Extended Type Design: further examples

Andrei Alexandrescu (See Website For Email) SeeWebsiteForEmail at erdani.org
Mon Mar 19 16:30:10 PDT 2007


Sean Kelly wrote:
> Andrei Alexandrescu (See Website For Email) wrote:
>>
>> By the way, a couple of days ago I've had an idea. Many people here ask
>> for a "string" alias because char[] is a tad hard to type and uneasy on
>> the eyes. Probably a good candidate would be:
>>
>> alias invariant char[] string;
>>
>> The resulting type is pretty damn slick:
> ...
>> 3. The ~= operator works (somewhat surprisingly).
> 
> I assume this is because a char[] is actually a struct containing a 
> pointer, so 'invariant' allows that pointer to be reassigned--it simply 
> protects the referenced string?  This is the sticking point for me. 

That is correct. For an understanding of a ~= b, think of it as a = a ~ 
b. Do I modify the stuff indirectly referenced by "a"? No, Sir. I just 
rebind a to a larger entity that embeds a copy of its former self.

In practice, the concatenation will not always produce a copy. The 
implementation will work "as if" you always produce a copy.

> Assume we have this:
> 
>     struct Foo
>     {
>         int  x;
>         int* y;
>     }
> 
>     const Foo foo; // is this legal?

Yes.

>     foo.x  = 1;    // this is allowed

Yes.

>     *foo.y = 2;    // this is not allowed

It's not allowed.

> Is that correct, or do 'const' and 'invariant' truly only apply to pure 
> reference types?

No. They apply to any type that embeds references.

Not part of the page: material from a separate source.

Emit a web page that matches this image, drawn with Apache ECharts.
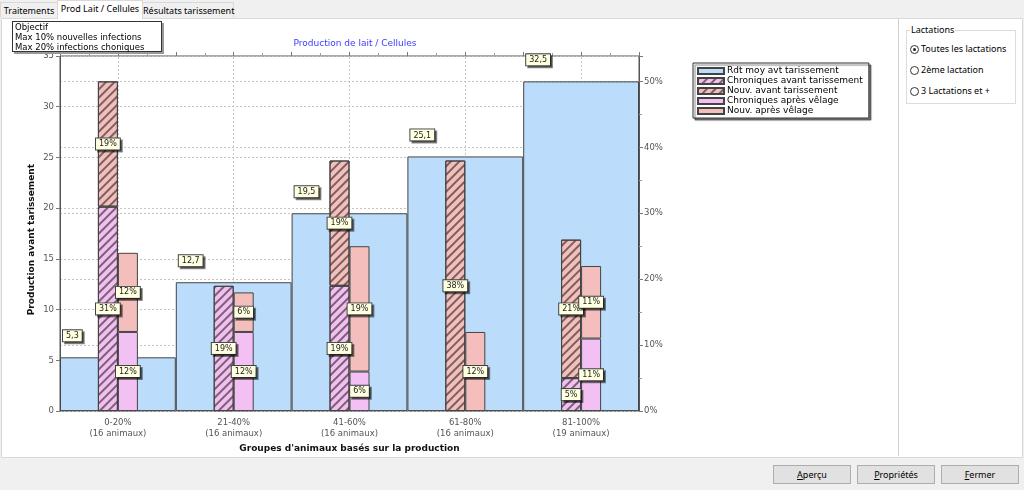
<!DOCTYPE html>
<html>
<head>
<meta charset="utf-8">
<script src="https://cdn.jsdelivr.net/npm/echarts@6/dist/echarts.min.js"></script>
<style>
  body { margin: 0; width: 1024px; height: 490px; background: #f0f0f0; position: relative; overflow: hidden;
         font-family: "Noto Sans", sans-serif; font-size: 9px; color: #000; }
  .tab { position: absolute; top: 2px; height: 15px; line-height: 15px; border: 1px solid #d9d9d9; border-bottom: none;
         background: #f0f0f0; padding: 0; box-sizing: border-box; white-space: nowrap; text-align: center; }
  .tab.on { top: 0; height: 19px; background: #fff; z-index: 3; }
  #panel { position: absolute; left: 1px; top: 18px; width: 1020px; height: 438px; background: #fff; border: 1px solid #d9d9d9; }
  #chart { position: absolute; left: 0; top: 0; width: 898px; height: 458px; z-index: 2; }
  #objectif { position: absolute; left: 12px; top: 21px; width: 144px; height: 29px; background: #fff; border: 1px solid #333;
              box-shadow: 2px 2px 0 #999; font-family: "DejaVu Sans", sans-serif; font-size: 8.5px; line-height: 10px;
              padding: 0 2px; z-index: 4; }
  #sep { position: absolute; left: 898px; top: 19px; height: 437px; border-left: 1px solid #cfcfcf; }
  #grp { position: absolute; left: 906px; top: 30px; width: 108px; height: 72px; border: 1px solid #dcdcdc; }
  #grpt { position: absolute; left: 910px; top: 23px; background: #fff; padding: 0 1px; }
  .radio { position: absolute; left: 910px; white-space: nowrap; }
  .radio i { display: inline-block; width: 9px; height: 9px; border: 1px solid #333; border-radius: 50%; vertical-align: -2px;
             margin-right: 2px; box-sizing: border-box; position: relative; }
  .radio i.sel::after { content: ""; position: absolute; left: 2px; top: 2px; width: 3px; height: 3px; background: #222; border-radius: 50%; }
  .btn { position: absolute; top: 465px; width: 78px; height: 19px; line-height: 18px; text-align: center; background: #e1e1e1;
         border: 1px solid #adadad; box-sizing: border-box; }
</style>
</head>
<body>
<div class="tab" style="left:0;width:58px">Traitements</div>
<div class="tab on" style="left:57px;width:86px">Prod Lait / Cellules</div>
<div class="tab" style="left:142px;width:92px">Résultats tarissement</div>
<div id="panel"></div>
<div id="chart"></div>
<div id="objectif">Objectif<br>Max 10% nouvelles infections<br>Max 20% infections choniques</div>
<div id="sep"></div>
<div id="grp"></div>
<div id="grpt">Lactations</div>
<div class="radio" style="top:42px"><i class="sel"></i>Toutes les lactations</div>
<div class="radio" style="top:63px"><i></i>2ème lactation</div>
<div class="radio" style="top:84px"><i></i>3 Lactations et +</div>
<div class="btn" style="left:773px"><u>A</u>perçu</div>
<div class="btn" style="left:857px"><u>P</u>ropriétés</div>
<div class="btn" style="left:941px"><u>F</u>ermer</div>

<script>
// Data
const categories = ["0-20%", "21-40%", "41-60%", "61-80%", "81-100%"];
const animaux = [16, 16, 16, 16, 19];
const rdtMoy = [5.3, 12.7, 19.5, 25.1, 32.5];           // left axis
const chroniquesAvant = [31, 19, 19, 0, 5];              // right axis, %
const nouvAvant = [19, 0, 19, 38, 21];
const chroniquesApres = [12, 12, 6, 0, 11];
const nouvApres = [12, 6, 19, 12, 11];
const leftTicks = { min: 0, max: 35, interval: 5 };
const rightTicks = { min: 0, max: 35 / 0.65, interval: 10 };

const FONT = "DejaVu Sans";

const beigeLabel = {
  show: true,
  position: 'inside',
  color: '#222',
  fontFamily: FONT,
  fontSize: 8,
  backgroundColor: '#ffffe1',
  borderColor: '#444',
  borderWidth: 1,
  padding: [2, 3, 1, 3],
  shadowColor: 'rgba(0,0,0,0.45)',
  shadowOffsetX: 2,
  shadowOffsetY: 2
};

const hatch = {
  symbol: 'rect',
  symbolSize: 1,
  dashArrayX: [[1, 0]],
  dashArrayY: [1.2, 3.6],
  rotation: -Math.PI / 4,
  color: 'rgba(50,30,30,0.6)'
};

function stackSeries(name, values, stack, color, hatched) {
  return {
    name: name,
    type: 'bar',
    xAxisIndex: 1,
    yAxisIndex: 1,
    stack: stack,
    barWidth: 20,
    barGap: '0%',
    z: 3,
    data: values.map(v => (v === 0 ? null : v)),
    itemStyle: Object.assign({ color: color, borderColor: '#444', borderWidth: 1 }, hatched ? { decal: hatch } : {}),
    label: Object.assign({}, beigeLabel, { formatter: p => p.value + '%' })
  };
}

function initChart() {
  const chart = echarts.init(document.getElementById('chart'));
  const axisText = { color: '#555', fontFamily: FONT, fontSize: 8.5 };
  const gridLine = { show: true, lineStyle: { color: '#c4c4c4', type: [2, 2], width: 1 } };

  const option = {
    animation: false,
    textStyle: { fontFamily: FONT },
    title: {
      text: 'Production de lait / Cellules',
      left: 350, textAlign: 'center', top: 34,
      textStyle: { color: '#3b3bff', fontSize: 9, fontWeight: 'normal', fontFamily: FONT }
    },
    legend: {
      orient: 'vertical',
      left: 693, top: 63,
      itemWidth: 26, itemHeight: 6, itemGap: 0,
      padding: [3, 6, 2, 4],
      backgroundColor: '#fff',
      borderColor: '#333', borderWidth: 1,
      shadowColor: 'rgba(0,0,0,0.5)', shadowOffsetX: 2, shadowOffsetY: 2, shadowBlur: 1,
      icon: 'rect',
      textStyle: { color: '#000', fontSize: 9, fontFamily: FONT, padding: [0, 0, 0, -2], lineHeight: 10 },
      data: ['Rdt moy avt tarissement', 'Chroniques avant tarissement', 'Nouv. avant tarissement',
             'Chroniques après vêlage', 'Nouv. après vêlage']
    },
    grid: { left: 60, top: 56, width: 579, height: 357, show: true, borderColor: '#555', borderWidth: 1, backgroundColor: '#fff' },
    graphic: [{
      type: 'text', left: 27, top: 164, rotation: Math.PI / 2,
      style: { text: 'Production avant tarissement', fill: '#111', font: 'bold 9px "DejaVu Sans"' }
    }],
    xAxis: [
      {
        type: 'category',
        data: categories.map((c, i) => c + '\n(' + animaux[i] + ' animaux)'),
        axisLine: { show: false },
        axisTick: { show: false },
        axisLabel: Object.assign({}, axisText, { margin: 6, lineHeight: 11 }),
        name: "Groupes d'animaux basés sur la production",
        nameLocation: 'middle', nameGap: 31,
        nameTextStyle: { color: '#111', fontWeight: 'bold', fontSize: 9, fontFamily: FONT }
      },
      { type: 'category', data: categories, show: false },
      {
        type: 'value', min: 0, max: categories.length, interval: 0.5,
        axisLine: { show: false }, axisLabel: { show: false }, splitLine: { show: false },
        axisTick: { show: true, length: 4, lineStyle: { color: '#777' } },
        minorTick: { show: true, splitNumber: 2, length: 3, lineStyle: { color: '#999' } }
      }
    ],
    yAxis: [
      {
        type: 'value', min: leftTicks.min, max: leftTicks.max, interval: leftTicks.interval,
        axisLine: { show: true, lineStyle: { color: '#555' } },
        axisTick: { show: true, length: 4, lineStyle: { color: '#777' } },
        axisLabel: Object.assign({}, axisText, { margin: 6 }),
        splitLine: gridLine
      },
      {
        type: 'value', position: 'right', min: rightTicks.min, max: rightTicks.max, interval: rightTicks.interval,
        axisLine: { show: true, lineStyle: { color: '#555' } },
        axisTick: { show: true, length: 4, lineStyle: { color: '#777' } },
        minorTick: { show: true, splitNumber: 2, length: 3, lineStyle: { color: '#999' } },
        axisLabel: Object.assign({}, axisText, { margin: 5, formatter: '{value}%', showMaxLabel: false }),
        splitLine: gridLine
      }
    ],
    series: [
      {
        name: 'Rdt moy avt tarissement',
        type: 'bar',
        xAxisIndex: 0, yAxisIndex: 0,
        barCategoryGap: '0%',
        z: 2,
        data: rdtMoy,
        itemStyle: { color: '#bcdcfb', borderColor: '#444', borderWidth: 1 },
        label: Object.assign({}, beigeLabel, {
          position: [3, -27],
          formatter: p => String(p.value).replace('.', ',')
        }),
        markLine: {
          silent: true, symbol: 'none', z: 1,
          label: { show: false },
          lineStyle: { color: '#c4c4c4', type: [2, 2], width: 1 },
          data: categories.map((c, i) => ({ xAxis: i }))
        }
      },
      stackSeries('Chroniques avant tarissement', chroniquesAvant, 'avant', '#f0c0f2', true),
      stackSeries('Nouv. avant tarissement', nouvAvant, 'avant', '#f2c0bc', true),
      stackSeries('Chroniques après vêlage', chroniquesApres, 'apres', '#f3c0f3', false),
      stackSeries('Nouv. après vêlage', nouvApres, 'apres', '#f3bebc', false)
    ]
  };
  chart.setOption(option);
}

document.addEventListener('DOMContentLoaded', initChart);
</script>
</body>
</html>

"final" applies to all types and guards the bits of the symbol itself. 
"final const" guards symbol bits + referenced bits, and "final 
invariant" is as opposed to change as the 19th century British education 
system. (Did I get that right?)

>> 4. It's very, very rare that you want to modify some random character in
>> a string, and when you do, use a char[] and then copy it back into a
>> string, or rebuild the string from slices!
> 
> This may be true for a string, but for arrays in general I think this is 
> fairly common.

Yes. That's why arrays will stay in place :o).